As the founder of the North Atlantic Salmon Fund, Orri Vigfússon has succeeded in preventing the seemingly inevitable decimation of wild North Atlantic salmon populations. Vigfússon learned about the importance of conservation at an early age while growing up in northern Iceland. He began working in his family’s herring business at the age of ten, but the boom was short lived. According to Orri, “We overfished. And while the people made a lot of money from herring, ultimately we had to stop.” 

Orri went on to study international business in London, before returning to Iceland to pursue a wide range of entrepreneurial ventures. It was only in 1966 that he was introduced to salmon fishing when his wife brought him to fish along the Laxa River, famous for its salmon runs. He was immediately hooked and in 1984 was elected chairman of the Laxa Fishing Club. Vigfússon soon learned the extent of Iceland’s shrinking salmon populations and launched a campaign to end mixed-stock fishing off the Icelandic coast. The idea was to buy up commercial salmon fishing quotas in Iceland; however, a salmon tagging project soon revealed that fish were turning up in processing plants in Greenland and the Faeroe Islands. Orri realized that a multi-national approach to conservation would be needed and founded the North Atlantic Salmon Fund (NASF) in 1989.

As a descendent of a commercial fishing family, Orri knew that the only solution to this problem was to persuade the fishermen to stop salmon fishing. For this plan to succeed, the income the fishermen would lose must be replaced with cash and the equipment needed to develop other kinds of sustainable fisheries; fortunately, NASF has been able to do just that. With Orri at the helm, NASF has raised millions of dollars to buy the netting rights from commercial fishermen across the North Atlantic. He has negotiated with individual governments to match funding and change policies that have previously influenced their fishing industry practices. He has promoted viable economic alternatives for salmon fishermen including snow crab and lumpfish caviar harvesting. His commercial conservation agreements now cover 85% of the waters which Atlantic salmon inhabit. It is estimated that five to ten million salmon have been saved under his watch that otherwise would have fallen victim to the fishing industry.

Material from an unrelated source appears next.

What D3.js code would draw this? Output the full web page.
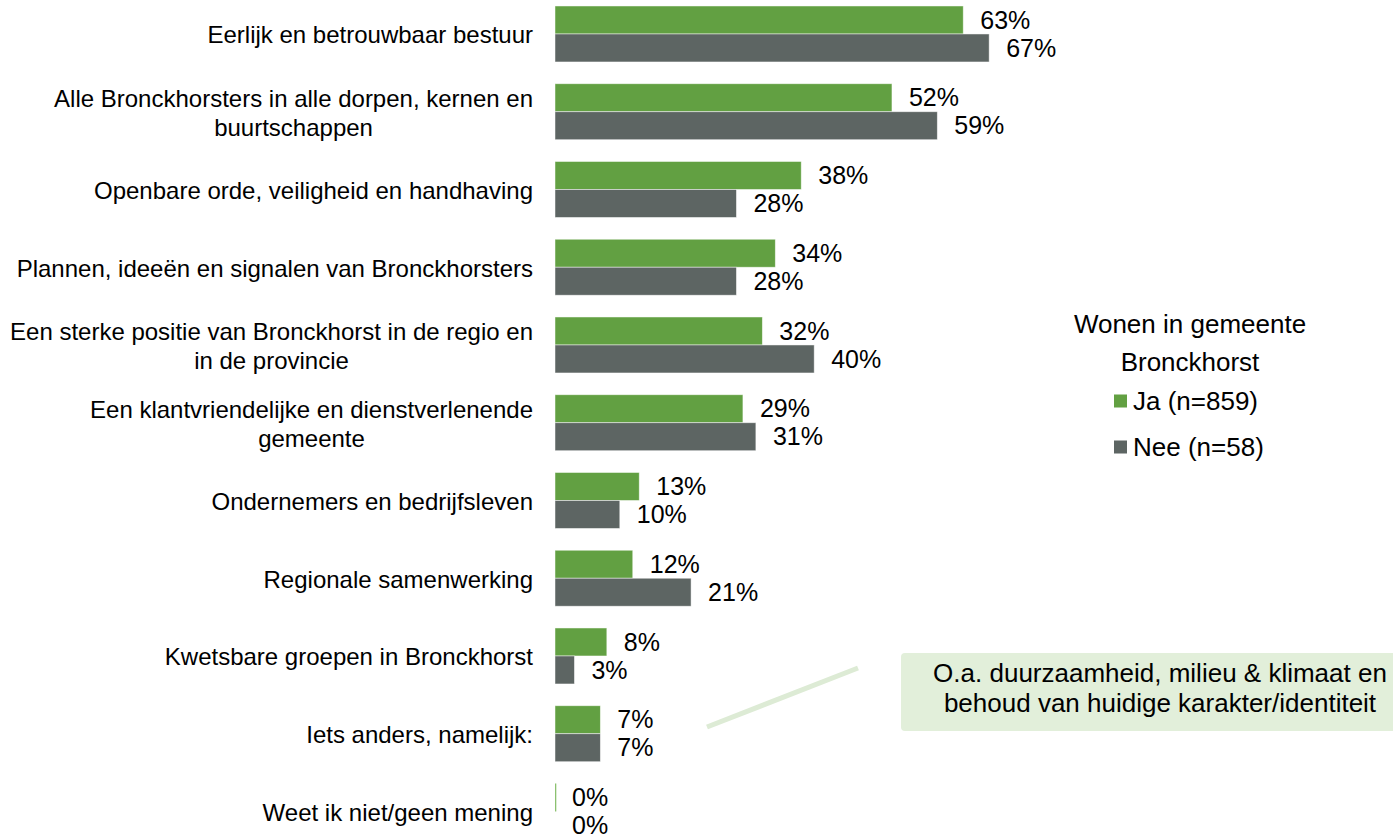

Orri represents a new breed of environmental leaders who believe in “green capitalism,” utilizing his business and negotiating skills to effectively protect precious natural resources. He has been recognized worldwide for his incredible achievements, receiving Knight Orders from Her Majesty The Queen of Denmark and The Icelandic Falcon from the President of Iceland. Awards have been bestowed by Time magazine, The Economist and His Royal Highness The Prince of Whales. In 2007, he was the recipient of The Goldman Environmental Award and in 2013 the French Government awarded him an Order of Knighthood. Not one to rest on his accolades, Vigfússon still works tirelessly to ensure that salmon will continue to make it back to their home rivers each year. For securing a future for the Atlantic salmon, the IGFA celebrates Orri Vigfússon.